The Limits of Regulating AI Through Compute Thresholds
The recent release of DeepSeek, a Chinese large language model that outperforms other models without relying on massive computational resources, has sparked widespread attention. As artificial intelligence (AI) becomes increasingly embedded in our everyday lives, relying primarily on compute thresholds for regulation risks missing the bigger picture of how these systems actually affect people and society.
Today’s frontier models may depend on vast computational resources, but tomorrow’s breakthroughs could emerge from more efficient architectures, novel training methods, or improved data quality. Algorithmic systems with relatively low computational demands have already been shaping decisions in policing, welfare, immigration, education, and employment, often producing significant harm, especially for marginalized groups.
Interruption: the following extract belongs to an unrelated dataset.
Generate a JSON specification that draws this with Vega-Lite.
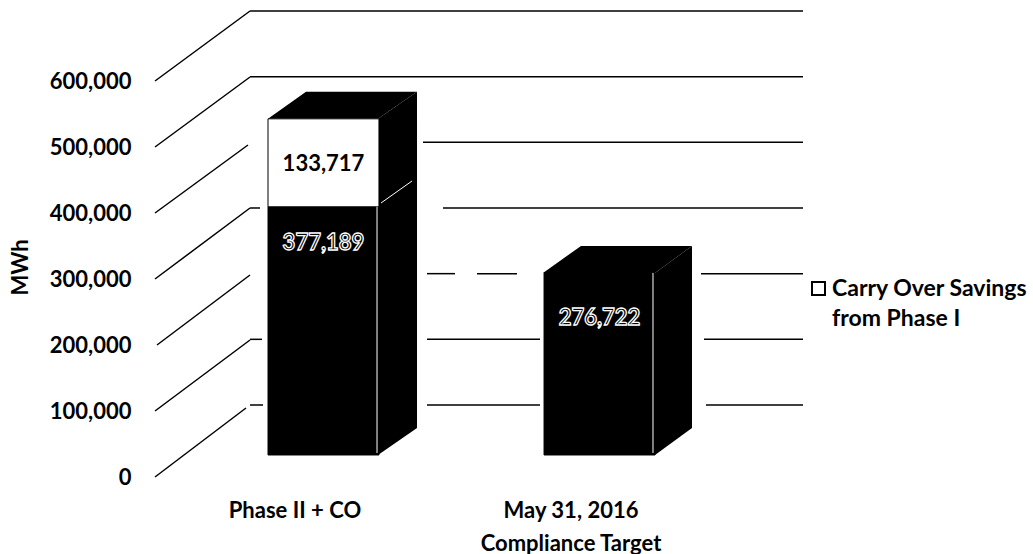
{
"$schema":"https://vega.github.io/schema/vega-lite/v6.json",
"width":1033,"height":554,"padding":0,"autosize":{"type":"none"},
"background":"white",
"config":{"view":{"stroke":null},"text":{"font":"Lato"},"font":"Lato"},
"datasets":{
"wall":[
{"level":600000,"from":-0.2635,"to":1.7329},
{"level":500000,"from":-0.2635,"to":1.7329},
{"level":400000,"from":0.361,"to":1.7329},
{"level":300000,"from":-0.2635,"to":-0.2274},
{"level":300000,"from":0.4332,"to":1.7329},
{"level":200000,"from":0.3755,"to":0.4765},
{"level":200000,"from":0.556,"to":0.7004},
{"level":200000,"from":1.3646,"to":1.7329},
{"level":100000,"from":-0.2635,"to":-0.2202},
{"level":100000,"from":0.3755,"to":0.7834},
{"level":100000,"from":1.3755,"to":1.7329},
{"level":0,"from":-0.2635,"to":-0.2166},
{"level":0,"from":0.3755,"to":0.7834},
{"level":0,"from":1.3827,"to":1.7329}
],
"diagonals":[
{"level":0,"back":104545,"from":-0.6065,"to":-0.278},
{"level":100000,"back":207576,"from":-0.6065,"to":-0.2635},
{"level":200000,"back":306060,"from":-0.5993,"to":-0.2635},
{"level":300000,"back":407576,"from":-0.6065,"to":-0.2635},
{"level":400000,"back":503030,"from":-0.6065,"to":-0.2708},
{"level":500000,"back":606060,"from":-0.6065,"to":-0.2635},
{"level":600000,"back":706060,"from":-0.6065,"to":-0.2635}
],
"faces":[
{"face":"side1","pos":0.1986,"low":0,"high":510906},
{"face":"side1","pos":0.3394,"low":41000,"high":551906},
{"face":"top1","pos":-0.1986,"low":510906,"high":510906},
{"face":"top1","pos":-0.0614,"low":510906,"high":551906},
{"face":"top1","pos":0.1986,"low":510906,"high":551906},
{"face":"top1","pos":0.3394,"low":551906,"high":551906},
{"face":"side2","pos":1.1986,"low":0,"high":276722},
{"face":"side2","pos":1.3321,"low":41000,"high":317722},
{"face":"top2","pos":0.7942,"low":276722,"high":276722},
{"face":"top2","pos":0.9314,"low":276722,"high":317722},
{"face":"top2","pos":1.1986,"low":276722,"high":317722},
{"face":"top2","pos":1.3321,"low":317722,"high":317722}
],
"edges":[
{"from":0.195,"to":0.195,"low":3000,"high":377189},
{"from":1.1913,"to":1.1913,"low":3000,"high":276722},
{"from":0.2094,"to":0.3213,"low":382979,"high":416413}
],
"bars":[
{"category":"Phase II + CO","series":"Phase II","rank":1,"value":377189},
{"category":"Phase II + CO","series":"Carry Over Savings from Phase I","rank":2,"value":133717},
{"category":"May 31, 2016 Compliance Target","series":"Phase II","rank":1,"value":276722}
]
},
"layer":[
{"data":{"name":"wall"},"mark":{"type":"rule","color":"black","strokeWidth":1.5},
 "encoding":{
  "x":{"field":"from","type":"quantitative","axis":null,"scale":{"domain":[-1.1661,2.5632],"nice":false,"zero":false}},
  "x2":{"field":"to"},
  "y":{"field":"level","type":"quantitative","axis":null,"scale":{"domain":[-226892,616720],"nice":false,"zero":false}}
 }},
{"data":{"name":"diagonals"},"mark":{"type":"rule","color":"black","strokeWidth":1.5},
 "encoding":{
  "x":{"field":"from","type":"quantitative","axis":null,"scale":{"domain":[-1.1661,2.5632],"nice":false,"zero":false}},
  "x2":{"field":"to"},
  "y":{"field":"level","type":"quantitative","scale":{"domain":[-116667,722727],"nice":false,"zero":false},
   "axis":{"values":[0,100000,200000,300000,400000,500000,600000],"format":",d","domain":false,"ticks":false,"grid":false,"offset":-135,"labelPadding":4,
    "labelFont":"Lato","labelFontWeight":"bold","labelFontSize":22,"labelColor":"black","labelOffset":1,
    "title":"MWh","titleFont":"Lato","titleFontWeight":"bold","titleFontSize":22,"titleColor":"black","titleX":-103,"titleY":267,"titleAngle":270}},
  "y2":{"field":"back"}
 }},
{"data":{"name":"faces"},"mark":{"type":"area","color":"black","line":false},
 "encoding":{
  "x":{"field":"pos","type":"quantitative","axis":null,"scale":{"domain":[-1.1661,2.5632],"nice":false,"zero":false}},
  "y":{"field":"high","type":"quantitative","axis":null,"scale":{"domain":[-150456,691489],"nice":false,"zero":false}},
  "y2":{"field":"low"},
  "detail":{"field":"face"}
 }},
{"data":{"name":"bars"},
 "transform":[{"stack":"value","groupby":["category"],"sort":[{"field":"rank","order":"ascending"}],"as":["y0","y1"]}],
 "encoding":{
  "x":{"field":"category","type":"nominal","sort":null,
   "scale":{"type":"band","paddingInner":0.598,"paddingOuter":0,"range":[268,655]},
   "axis":{"title":null,"domain":false,"ticks":false,"grid":false,"labelAngle":0,"offset":-64,"labelPadding":10,
    "labelFont":"Lato","labelFontWeight":"bold","labelFontSize":22,"labelColor":"black","labelLineHeight":33,"labelLimit":300,
    "labelOffset":-28.5,
    "labelExpr":"datum.value==='Phase II + CO'?datum.value:['May 31, 2016','Compliance Target']"}},
  "y":{"field":"y1","type":"quantitative","axis":null,"scale":{"domain":[-150456,691489],"nice":false,"zero":false}}
 },
 "layer":[
  {"mark":{"type":"bar","stroke":"black","strokeWidth":1},
   "encoding":{
    "y2":{"field":"y0"},
    "fill":{"field":"series","type":"nominal","scale":{"domain":["Phase II","Carry Over Savings from Phase I"],"range":["black","white"]},
     "legend":{"title":null,"orient":"none","legendX":807,"legendY":277,"values":["Carry Over Savings from Phase I"],"symbolType":"square","symbolSize":169,"symbolStrokeColor":"black","symbolStrokeWidth":2,
      "labelFont":"Lato","labelFontWeight":"bold","labelFontSize":23,"labelColor":"black","labelLimit":240,"labelOffset":2,
      "labelExpr":"['Carry Over Savings','from Phase I']",
      "encode":{"labels":{"update":{"lineHeight":{"value":30}}}}}}
   }},
  {"transform":[{"filter":"datum.value===133717"}],"mark":{"type":"text","font":"Lato","fontWeight":"bold","fontSize":22,"fill":"black","dy":45,"baseline":"middle"},
   "encoding":{"text":{"field":"value","format":","}}},
  {"transform":[{"filter":"datum.value===377189"}],"mark":{"type":"text","font":"Lato","fontWeight":"bold","fontSize":22,"fill":"black","stroke":"white","strokeWidth":1.3,"dy":36,"baseline":"middle"},
   "encoding":{"text":{"field":"value","format":","}}},
  {"transform":[{"filter":"datum.value===276722"}],"mark":{"type":"text","font":"Lato","fontWeight":"bold","fontSize":22,"fill":"black","stroke":"white","strokeWidth":1.3,"dy":45,"baseline":"middle"},
   "encoding":{"text":{"field":"value","format":","}}}
 ]},
{"data":{"name":"edges"},"mark":{"type":"rule","color":"white","strokeWidth":1},
 "encoding":{
  "x":{"field":"from","type":"quantitative","axis":null,"scale":{"domain":[-1.1661,2.5632],"nice":false,"zero":false}},
  "x2":{"field":"to"},
  "y":{"field":"low","type":"quantitative","axis":null,"scale":{"domain":[-150456,691489],"nice":false,"zero":false}},
  "y2":{"field":"high"}
 }}
],
"resolve":{"scale":{"x":"independent","y":"independent","fill":"independent"},"axis":{"x":"independent","y":"independent"}}
}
Relying on technical thresholds, such as compute or dataset size, in AI regulation creates a system that will quickly become outdated. Instead, we should focus on context-specific, harm-based human rights approaches that evaluate actual impacts on people and communities. The use of compute thresholds, measured in floating-point operations (FLOPs), as a proxy for model capability and a trigger for regulatory oversight, has limitations. FLOPs alone do not capture the full range of a model’s capabilities or its potential for harm.
There are two key limitations to using compute as the primary metric to assess AI risks and harms. First, the assumption that more FLOPs make for more powerful models is flawed. Models like DeepSeek demonstrate that high performance doesn’t necessarily require massive computational resources. Second, the assumption that more FLOPs equal more problems is also incorrect. Risk is not solely a function of model size or training intensity but of the context of deployment, the design of the system, the data used, and the social structures it interacts with.
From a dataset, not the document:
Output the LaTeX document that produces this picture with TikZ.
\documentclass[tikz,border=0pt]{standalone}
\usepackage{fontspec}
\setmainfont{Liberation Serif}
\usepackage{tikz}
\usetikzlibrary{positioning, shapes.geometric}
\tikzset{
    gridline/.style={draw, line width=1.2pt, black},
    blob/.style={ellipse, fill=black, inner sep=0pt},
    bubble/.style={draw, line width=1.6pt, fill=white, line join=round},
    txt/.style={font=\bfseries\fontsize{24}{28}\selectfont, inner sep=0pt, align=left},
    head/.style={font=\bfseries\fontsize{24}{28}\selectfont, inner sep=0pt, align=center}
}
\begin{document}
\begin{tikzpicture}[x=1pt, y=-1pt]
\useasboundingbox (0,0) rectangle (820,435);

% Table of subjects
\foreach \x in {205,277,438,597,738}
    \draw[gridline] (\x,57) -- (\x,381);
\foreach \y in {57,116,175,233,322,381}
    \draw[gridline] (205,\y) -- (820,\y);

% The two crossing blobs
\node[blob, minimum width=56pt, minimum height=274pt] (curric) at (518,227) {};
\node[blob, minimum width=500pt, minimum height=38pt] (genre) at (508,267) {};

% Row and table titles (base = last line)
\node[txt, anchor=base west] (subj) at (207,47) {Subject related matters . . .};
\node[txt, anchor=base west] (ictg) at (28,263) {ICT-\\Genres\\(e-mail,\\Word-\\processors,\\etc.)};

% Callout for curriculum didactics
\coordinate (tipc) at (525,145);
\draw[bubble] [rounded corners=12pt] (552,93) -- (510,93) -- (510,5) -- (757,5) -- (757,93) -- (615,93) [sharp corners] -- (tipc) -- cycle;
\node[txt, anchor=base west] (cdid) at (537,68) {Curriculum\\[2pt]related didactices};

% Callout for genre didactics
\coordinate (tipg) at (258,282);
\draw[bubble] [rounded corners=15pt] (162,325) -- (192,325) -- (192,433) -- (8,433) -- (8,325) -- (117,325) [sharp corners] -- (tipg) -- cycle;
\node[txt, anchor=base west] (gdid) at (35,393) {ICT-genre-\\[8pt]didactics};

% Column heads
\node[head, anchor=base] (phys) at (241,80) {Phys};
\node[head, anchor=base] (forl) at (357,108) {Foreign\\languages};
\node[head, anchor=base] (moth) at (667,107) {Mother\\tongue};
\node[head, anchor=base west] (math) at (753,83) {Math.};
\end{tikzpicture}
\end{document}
The emergence of models like DeepSeek challenges the core assumption behind compute-based regulation that greater computational resources directly equate to higher model capabilities or risks. This undermines the notion that thresholds based on FLOPs can reliably indicate an AI system’s potential impact. As the link between compute and capability becomes increasingly tenuous, it becomes clear that smaller, more efficiently engineered models can still pose significant real-world risks.
Recommendations for a Stronger Human Rights-Based Framework
- Use FLOPs as one input among many to assess model risk, rather than relying on them as the main indicator.
- Combine compute-based thresholds with capability evaluations and impact assessments that examine real-world effects.
- Introduce dynamic regulatory thresholds that evolve with technological advancement, comparing new models to the current top performers.
- Implement domain-specific requirements that acknowledge different risk profiles across sectors, tailoring regulations to the specific needs and risks of each sector.
To develop meaningful, future-proof AI governance, we must look beyond FLOPs and adopt a more nuanced regulatory framework that integrates adaptive, context-aware assessments of AI systems. This approach should account for how various elements interact and prioritize the actual impact a system has on people and society.